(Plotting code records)
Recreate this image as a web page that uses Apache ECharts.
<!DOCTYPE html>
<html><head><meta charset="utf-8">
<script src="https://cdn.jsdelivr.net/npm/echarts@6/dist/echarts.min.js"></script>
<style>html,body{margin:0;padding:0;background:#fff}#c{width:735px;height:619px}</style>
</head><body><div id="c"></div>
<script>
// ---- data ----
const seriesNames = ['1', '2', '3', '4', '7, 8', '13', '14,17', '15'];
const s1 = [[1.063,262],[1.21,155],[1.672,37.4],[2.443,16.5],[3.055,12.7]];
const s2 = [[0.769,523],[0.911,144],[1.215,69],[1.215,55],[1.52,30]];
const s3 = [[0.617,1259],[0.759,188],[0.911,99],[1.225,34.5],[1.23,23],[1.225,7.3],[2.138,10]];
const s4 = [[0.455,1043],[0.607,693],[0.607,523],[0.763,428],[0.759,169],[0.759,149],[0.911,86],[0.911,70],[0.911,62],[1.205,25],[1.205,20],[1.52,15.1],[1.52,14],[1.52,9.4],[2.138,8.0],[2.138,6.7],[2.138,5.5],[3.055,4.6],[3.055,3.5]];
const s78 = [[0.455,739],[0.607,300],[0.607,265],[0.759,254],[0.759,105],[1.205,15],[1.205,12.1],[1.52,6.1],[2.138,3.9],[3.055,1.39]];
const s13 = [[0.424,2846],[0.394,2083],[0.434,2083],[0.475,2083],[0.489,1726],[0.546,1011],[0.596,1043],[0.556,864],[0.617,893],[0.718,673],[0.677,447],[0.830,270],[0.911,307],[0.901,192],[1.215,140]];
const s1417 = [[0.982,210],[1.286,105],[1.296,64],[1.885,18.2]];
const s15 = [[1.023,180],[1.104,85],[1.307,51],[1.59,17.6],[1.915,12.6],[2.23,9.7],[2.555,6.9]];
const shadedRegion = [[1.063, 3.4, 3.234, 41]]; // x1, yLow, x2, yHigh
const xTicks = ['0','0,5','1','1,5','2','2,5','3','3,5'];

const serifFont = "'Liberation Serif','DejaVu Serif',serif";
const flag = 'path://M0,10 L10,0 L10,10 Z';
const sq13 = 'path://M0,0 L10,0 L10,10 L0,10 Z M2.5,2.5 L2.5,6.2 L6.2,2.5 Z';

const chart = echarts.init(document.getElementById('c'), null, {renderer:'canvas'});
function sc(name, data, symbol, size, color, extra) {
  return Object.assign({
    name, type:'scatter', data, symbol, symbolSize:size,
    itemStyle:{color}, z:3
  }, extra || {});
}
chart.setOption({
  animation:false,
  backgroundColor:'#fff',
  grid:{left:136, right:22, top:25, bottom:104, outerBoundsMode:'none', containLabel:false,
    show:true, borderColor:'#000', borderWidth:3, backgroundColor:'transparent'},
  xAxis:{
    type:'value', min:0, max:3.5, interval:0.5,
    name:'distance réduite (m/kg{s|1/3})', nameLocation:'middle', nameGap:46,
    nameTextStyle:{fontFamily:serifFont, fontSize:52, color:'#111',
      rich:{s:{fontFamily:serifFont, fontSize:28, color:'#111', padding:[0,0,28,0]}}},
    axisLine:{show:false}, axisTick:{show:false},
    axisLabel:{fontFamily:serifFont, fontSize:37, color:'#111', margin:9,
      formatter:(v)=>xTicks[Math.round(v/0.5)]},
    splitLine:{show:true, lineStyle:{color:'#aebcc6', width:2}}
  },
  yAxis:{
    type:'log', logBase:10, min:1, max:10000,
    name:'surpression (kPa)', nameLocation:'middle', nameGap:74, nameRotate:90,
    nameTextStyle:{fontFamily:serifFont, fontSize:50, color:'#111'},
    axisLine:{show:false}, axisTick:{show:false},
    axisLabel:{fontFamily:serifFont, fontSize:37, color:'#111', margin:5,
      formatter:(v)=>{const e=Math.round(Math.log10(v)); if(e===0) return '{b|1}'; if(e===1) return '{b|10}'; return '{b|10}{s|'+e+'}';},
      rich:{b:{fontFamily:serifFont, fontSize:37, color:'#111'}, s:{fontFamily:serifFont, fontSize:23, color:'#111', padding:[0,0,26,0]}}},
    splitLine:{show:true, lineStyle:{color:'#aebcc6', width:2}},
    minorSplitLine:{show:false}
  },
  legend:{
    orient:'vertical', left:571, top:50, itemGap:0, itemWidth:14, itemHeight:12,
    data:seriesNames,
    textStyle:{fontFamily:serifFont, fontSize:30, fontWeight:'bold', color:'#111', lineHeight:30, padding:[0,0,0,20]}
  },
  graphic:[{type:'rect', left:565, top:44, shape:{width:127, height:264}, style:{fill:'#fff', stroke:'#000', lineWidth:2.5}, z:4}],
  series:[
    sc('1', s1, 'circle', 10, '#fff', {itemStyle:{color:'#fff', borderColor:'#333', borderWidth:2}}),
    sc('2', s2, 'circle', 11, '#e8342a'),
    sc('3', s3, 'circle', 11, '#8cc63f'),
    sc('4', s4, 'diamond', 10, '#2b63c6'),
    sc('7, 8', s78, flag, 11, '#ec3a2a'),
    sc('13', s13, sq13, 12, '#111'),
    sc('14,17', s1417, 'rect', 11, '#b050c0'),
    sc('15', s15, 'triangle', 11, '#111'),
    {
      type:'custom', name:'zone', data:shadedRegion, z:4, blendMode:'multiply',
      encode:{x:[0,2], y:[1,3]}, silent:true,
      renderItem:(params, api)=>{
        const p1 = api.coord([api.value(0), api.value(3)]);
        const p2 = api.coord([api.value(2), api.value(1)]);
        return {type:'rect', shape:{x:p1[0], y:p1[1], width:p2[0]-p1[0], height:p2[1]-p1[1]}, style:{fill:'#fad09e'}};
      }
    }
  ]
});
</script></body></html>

...

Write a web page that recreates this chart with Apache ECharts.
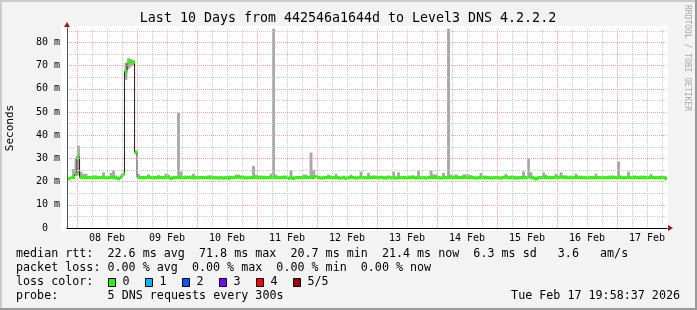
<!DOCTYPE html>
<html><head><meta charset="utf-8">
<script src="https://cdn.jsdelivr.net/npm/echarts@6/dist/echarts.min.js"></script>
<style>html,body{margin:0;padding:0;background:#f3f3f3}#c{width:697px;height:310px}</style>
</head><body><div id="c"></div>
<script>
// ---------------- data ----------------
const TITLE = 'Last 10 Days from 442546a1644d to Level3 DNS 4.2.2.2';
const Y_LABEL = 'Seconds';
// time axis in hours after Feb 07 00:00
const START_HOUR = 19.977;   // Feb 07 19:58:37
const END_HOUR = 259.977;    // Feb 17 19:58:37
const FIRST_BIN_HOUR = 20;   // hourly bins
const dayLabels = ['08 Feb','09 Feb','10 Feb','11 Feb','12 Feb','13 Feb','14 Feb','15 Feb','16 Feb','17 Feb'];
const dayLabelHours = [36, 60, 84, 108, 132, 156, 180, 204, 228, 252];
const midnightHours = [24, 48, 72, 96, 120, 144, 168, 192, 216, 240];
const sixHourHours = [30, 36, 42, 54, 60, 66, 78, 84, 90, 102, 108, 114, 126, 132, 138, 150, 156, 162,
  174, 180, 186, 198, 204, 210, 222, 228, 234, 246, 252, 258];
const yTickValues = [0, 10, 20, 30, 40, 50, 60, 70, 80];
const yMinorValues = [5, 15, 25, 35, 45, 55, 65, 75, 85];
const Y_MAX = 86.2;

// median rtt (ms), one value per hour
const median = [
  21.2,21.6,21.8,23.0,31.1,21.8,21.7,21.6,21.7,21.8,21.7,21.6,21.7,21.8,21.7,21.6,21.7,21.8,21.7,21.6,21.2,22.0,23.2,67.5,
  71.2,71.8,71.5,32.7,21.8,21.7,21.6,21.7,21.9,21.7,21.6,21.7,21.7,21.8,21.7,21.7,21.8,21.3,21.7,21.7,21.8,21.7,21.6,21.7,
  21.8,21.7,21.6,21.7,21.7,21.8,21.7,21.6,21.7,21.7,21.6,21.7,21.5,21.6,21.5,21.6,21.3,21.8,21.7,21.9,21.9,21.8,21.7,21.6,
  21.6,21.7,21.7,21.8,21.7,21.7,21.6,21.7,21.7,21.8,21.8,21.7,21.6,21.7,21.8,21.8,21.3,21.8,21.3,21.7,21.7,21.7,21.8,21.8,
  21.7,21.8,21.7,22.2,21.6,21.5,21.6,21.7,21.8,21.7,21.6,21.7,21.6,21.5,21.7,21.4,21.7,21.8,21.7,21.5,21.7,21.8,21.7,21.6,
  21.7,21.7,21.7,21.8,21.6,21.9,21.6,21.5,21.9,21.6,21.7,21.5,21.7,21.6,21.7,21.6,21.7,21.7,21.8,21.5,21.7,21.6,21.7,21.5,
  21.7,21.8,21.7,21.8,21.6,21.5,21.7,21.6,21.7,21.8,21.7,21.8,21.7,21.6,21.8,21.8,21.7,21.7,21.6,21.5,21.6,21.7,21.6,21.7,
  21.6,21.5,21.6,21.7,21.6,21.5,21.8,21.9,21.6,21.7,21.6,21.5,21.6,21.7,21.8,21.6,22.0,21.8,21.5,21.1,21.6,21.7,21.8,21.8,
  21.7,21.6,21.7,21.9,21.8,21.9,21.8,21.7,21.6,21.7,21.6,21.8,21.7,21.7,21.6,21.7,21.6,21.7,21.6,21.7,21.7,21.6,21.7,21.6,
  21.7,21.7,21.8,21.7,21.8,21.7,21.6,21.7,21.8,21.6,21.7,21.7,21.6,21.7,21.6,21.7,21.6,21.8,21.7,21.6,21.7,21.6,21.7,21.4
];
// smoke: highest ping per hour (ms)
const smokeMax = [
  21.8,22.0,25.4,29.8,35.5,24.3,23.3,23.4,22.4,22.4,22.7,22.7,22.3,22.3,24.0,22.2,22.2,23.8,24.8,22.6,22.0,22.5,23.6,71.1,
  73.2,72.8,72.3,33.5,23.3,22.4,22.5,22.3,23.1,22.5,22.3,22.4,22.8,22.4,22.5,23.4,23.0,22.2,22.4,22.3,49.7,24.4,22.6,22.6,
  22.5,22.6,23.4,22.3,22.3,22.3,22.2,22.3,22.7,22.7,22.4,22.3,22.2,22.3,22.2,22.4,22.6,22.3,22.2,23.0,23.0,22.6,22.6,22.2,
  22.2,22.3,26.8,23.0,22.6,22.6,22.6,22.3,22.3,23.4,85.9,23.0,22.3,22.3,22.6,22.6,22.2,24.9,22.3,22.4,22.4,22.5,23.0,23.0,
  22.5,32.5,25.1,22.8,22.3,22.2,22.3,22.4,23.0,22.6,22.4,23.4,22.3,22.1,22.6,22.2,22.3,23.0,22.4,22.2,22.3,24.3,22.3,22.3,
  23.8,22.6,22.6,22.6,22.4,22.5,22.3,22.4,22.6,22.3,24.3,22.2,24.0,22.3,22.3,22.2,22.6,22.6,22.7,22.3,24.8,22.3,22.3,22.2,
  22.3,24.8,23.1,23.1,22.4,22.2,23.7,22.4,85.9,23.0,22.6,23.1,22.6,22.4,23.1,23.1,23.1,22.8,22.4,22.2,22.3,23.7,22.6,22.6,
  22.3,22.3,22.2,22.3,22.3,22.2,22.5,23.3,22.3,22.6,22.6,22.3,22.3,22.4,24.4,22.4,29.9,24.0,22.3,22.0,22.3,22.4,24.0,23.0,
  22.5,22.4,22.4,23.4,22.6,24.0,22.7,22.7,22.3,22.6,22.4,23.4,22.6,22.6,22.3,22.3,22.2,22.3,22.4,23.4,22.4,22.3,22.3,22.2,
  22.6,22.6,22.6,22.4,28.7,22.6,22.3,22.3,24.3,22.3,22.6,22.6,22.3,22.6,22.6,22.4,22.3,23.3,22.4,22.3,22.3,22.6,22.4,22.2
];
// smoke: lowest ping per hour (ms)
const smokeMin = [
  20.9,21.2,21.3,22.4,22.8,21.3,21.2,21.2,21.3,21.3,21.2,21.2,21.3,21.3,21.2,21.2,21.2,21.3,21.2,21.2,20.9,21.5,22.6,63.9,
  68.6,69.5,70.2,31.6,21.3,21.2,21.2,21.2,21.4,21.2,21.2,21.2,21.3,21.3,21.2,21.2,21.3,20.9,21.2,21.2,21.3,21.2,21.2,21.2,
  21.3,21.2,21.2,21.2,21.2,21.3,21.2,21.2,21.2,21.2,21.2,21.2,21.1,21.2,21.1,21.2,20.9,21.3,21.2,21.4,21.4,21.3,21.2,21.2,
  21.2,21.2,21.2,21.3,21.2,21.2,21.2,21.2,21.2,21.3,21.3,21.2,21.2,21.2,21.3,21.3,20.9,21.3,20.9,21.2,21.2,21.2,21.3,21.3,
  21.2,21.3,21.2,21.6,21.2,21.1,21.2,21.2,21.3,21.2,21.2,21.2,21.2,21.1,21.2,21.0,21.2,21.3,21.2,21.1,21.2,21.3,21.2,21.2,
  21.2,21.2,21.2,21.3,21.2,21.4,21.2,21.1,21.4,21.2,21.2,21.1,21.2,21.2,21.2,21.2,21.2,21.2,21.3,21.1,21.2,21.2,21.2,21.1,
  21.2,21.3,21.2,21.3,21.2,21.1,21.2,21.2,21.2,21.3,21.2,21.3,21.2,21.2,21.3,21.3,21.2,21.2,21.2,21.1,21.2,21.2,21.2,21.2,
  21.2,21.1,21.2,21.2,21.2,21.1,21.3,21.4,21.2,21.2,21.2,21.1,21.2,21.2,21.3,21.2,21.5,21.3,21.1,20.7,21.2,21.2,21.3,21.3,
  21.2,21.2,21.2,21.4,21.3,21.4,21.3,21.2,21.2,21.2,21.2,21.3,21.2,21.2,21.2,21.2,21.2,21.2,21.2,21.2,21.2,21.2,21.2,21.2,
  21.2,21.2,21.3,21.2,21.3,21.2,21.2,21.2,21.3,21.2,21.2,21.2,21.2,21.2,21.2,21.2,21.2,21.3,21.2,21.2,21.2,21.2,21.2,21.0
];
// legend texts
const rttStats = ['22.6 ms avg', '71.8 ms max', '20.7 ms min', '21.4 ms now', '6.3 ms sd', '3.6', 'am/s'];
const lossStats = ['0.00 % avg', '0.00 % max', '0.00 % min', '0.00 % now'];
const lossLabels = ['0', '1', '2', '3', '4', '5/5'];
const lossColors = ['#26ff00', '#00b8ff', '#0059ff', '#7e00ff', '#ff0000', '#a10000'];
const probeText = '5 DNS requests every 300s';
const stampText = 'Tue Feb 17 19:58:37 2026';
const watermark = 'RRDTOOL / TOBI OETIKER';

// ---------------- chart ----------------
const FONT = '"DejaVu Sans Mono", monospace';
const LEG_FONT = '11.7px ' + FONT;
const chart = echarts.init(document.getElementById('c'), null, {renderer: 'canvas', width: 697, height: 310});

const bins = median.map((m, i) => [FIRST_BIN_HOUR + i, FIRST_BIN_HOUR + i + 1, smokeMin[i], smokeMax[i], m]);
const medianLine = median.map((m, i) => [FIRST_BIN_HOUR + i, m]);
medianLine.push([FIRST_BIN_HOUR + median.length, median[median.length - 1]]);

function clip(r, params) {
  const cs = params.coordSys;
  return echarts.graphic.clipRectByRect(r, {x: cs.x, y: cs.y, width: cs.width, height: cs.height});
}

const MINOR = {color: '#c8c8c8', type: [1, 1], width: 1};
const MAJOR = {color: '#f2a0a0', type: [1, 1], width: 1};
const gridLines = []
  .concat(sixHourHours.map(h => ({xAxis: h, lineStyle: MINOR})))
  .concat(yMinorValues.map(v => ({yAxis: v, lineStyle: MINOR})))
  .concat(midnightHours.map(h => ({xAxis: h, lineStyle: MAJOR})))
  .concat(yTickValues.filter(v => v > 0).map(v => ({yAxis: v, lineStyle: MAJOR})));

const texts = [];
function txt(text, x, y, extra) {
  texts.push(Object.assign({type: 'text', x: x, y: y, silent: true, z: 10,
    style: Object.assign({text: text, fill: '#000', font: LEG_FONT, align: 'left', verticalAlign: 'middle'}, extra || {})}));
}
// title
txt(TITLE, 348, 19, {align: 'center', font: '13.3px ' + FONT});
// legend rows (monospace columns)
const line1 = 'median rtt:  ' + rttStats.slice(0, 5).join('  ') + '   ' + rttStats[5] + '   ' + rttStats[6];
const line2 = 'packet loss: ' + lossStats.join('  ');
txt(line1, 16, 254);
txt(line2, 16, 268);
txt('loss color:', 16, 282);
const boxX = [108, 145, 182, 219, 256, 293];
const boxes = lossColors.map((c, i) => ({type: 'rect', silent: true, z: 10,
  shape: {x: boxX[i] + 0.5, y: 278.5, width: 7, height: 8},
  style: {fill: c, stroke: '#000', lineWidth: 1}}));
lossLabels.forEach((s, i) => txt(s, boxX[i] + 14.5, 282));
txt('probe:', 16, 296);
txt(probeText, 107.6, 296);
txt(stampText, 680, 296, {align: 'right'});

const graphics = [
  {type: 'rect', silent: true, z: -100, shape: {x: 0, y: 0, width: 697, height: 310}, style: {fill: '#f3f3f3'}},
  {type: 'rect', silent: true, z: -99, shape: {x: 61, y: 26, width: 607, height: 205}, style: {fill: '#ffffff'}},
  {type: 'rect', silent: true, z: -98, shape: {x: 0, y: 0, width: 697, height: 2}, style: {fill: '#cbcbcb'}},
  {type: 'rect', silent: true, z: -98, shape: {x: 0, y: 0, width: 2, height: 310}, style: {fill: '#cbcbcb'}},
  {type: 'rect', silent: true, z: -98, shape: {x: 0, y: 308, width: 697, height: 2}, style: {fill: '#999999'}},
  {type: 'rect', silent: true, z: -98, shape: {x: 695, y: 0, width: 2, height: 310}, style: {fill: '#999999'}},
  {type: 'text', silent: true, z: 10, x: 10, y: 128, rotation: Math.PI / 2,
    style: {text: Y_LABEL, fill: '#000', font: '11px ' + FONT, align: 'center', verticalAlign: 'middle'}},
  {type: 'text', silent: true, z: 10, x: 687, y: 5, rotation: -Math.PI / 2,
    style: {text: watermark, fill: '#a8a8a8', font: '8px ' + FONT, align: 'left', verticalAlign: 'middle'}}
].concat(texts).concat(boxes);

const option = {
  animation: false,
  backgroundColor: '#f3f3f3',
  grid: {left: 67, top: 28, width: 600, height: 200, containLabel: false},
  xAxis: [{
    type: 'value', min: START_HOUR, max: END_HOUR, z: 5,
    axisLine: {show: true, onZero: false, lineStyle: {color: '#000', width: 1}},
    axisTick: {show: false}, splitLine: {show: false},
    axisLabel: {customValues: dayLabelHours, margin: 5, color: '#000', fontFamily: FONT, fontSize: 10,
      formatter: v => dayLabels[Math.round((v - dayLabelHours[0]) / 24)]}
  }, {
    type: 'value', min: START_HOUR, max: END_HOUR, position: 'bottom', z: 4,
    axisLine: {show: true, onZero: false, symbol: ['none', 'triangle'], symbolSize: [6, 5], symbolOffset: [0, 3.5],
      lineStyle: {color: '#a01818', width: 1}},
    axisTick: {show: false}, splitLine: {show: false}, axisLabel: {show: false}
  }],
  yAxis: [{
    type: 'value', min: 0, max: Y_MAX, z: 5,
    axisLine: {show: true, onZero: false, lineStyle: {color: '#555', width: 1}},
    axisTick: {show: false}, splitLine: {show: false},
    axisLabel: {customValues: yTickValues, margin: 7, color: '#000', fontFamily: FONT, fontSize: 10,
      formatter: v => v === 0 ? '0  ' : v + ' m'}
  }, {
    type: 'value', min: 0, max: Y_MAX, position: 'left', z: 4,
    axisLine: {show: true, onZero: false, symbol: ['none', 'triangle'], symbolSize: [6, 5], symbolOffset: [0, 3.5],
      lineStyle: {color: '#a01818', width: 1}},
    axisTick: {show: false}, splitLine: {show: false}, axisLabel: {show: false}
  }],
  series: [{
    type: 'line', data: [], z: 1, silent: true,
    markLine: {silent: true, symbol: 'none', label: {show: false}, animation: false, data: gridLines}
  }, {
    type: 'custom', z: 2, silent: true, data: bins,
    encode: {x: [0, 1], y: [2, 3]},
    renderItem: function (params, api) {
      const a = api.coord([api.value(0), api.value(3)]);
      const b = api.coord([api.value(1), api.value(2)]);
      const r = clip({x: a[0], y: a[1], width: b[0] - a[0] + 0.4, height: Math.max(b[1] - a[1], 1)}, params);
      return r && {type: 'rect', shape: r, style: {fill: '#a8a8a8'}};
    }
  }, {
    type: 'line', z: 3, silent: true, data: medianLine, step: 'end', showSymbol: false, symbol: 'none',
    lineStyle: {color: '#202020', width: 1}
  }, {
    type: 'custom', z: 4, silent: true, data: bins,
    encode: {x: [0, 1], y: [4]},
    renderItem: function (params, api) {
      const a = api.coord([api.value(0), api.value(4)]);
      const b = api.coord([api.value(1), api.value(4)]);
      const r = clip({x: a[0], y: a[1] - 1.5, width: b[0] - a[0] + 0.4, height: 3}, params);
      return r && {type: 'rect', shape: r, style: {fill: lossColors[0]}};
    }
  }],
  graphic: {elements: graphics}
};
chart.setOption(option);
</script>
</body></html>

■ Problem description
Leave out the pictures and give again exactly the lines from the one with "Write a web" through the one with "const Y_MAX = 86.2;", and no others.

■ Completed exercise
Write a web page that recreates this chart with Apache ECharts.
<!DOCTYPE html>
<html><head><meta charset="utf-8">
<script src="https://cdn.jsdelivr.net/npm/echarts@6/dist/echarts.min.js"></script>
<style>html,body{margin:0;padding:0;background:#f3f3f3}#c{width:697px;height:310px}</style>
</head><body><div id="c"></div>
<script>
// ---------------- data ----------------
const TITLE = 'Last 10 Days from 442546a1644d to Level3 DNS 4.2.2.2';
const Y_LABEL = 'Seconds';
// time axis in hours after Feb 07 00:00
const START_HOUR = 19.977;   // Feb 07 19:58:37
const END_HOUR = 259.977;    // Feb 17 19:58:37
const FIRST_BIN_HOUR = 20;   // hourly bins
const dayLabels = ['08 Feb','09 Feb','10 Feb','11 Feb','12 Feb','13 Feb','14 Feb','15 Feb','16 Feb','17 Feb'];
const dayLabelHours = [36, 60, 84, 108, 132, 156, 180, 204, 228, 252];
const midnightHours = [24, 48, 72, 96, 120, 144, 168, 192, 216, 240];
const sixHourHours = [30, 36, 42, 54, 60, 66, 78, 84, 90, 102, 108, 114, 126, 132, 138, 150, 156, 162,
  174, 180, 186, 198, 204, 210, 222, 228, 234, 246, 252, 258];
const yTickValues = [0, 10, 20, 30, 40, 50, 60, 70, 80];
const yMinorValues = [5, 15, 25, 35, 45, 55, 65, 75, 85];
const Y_MAX = 86.2;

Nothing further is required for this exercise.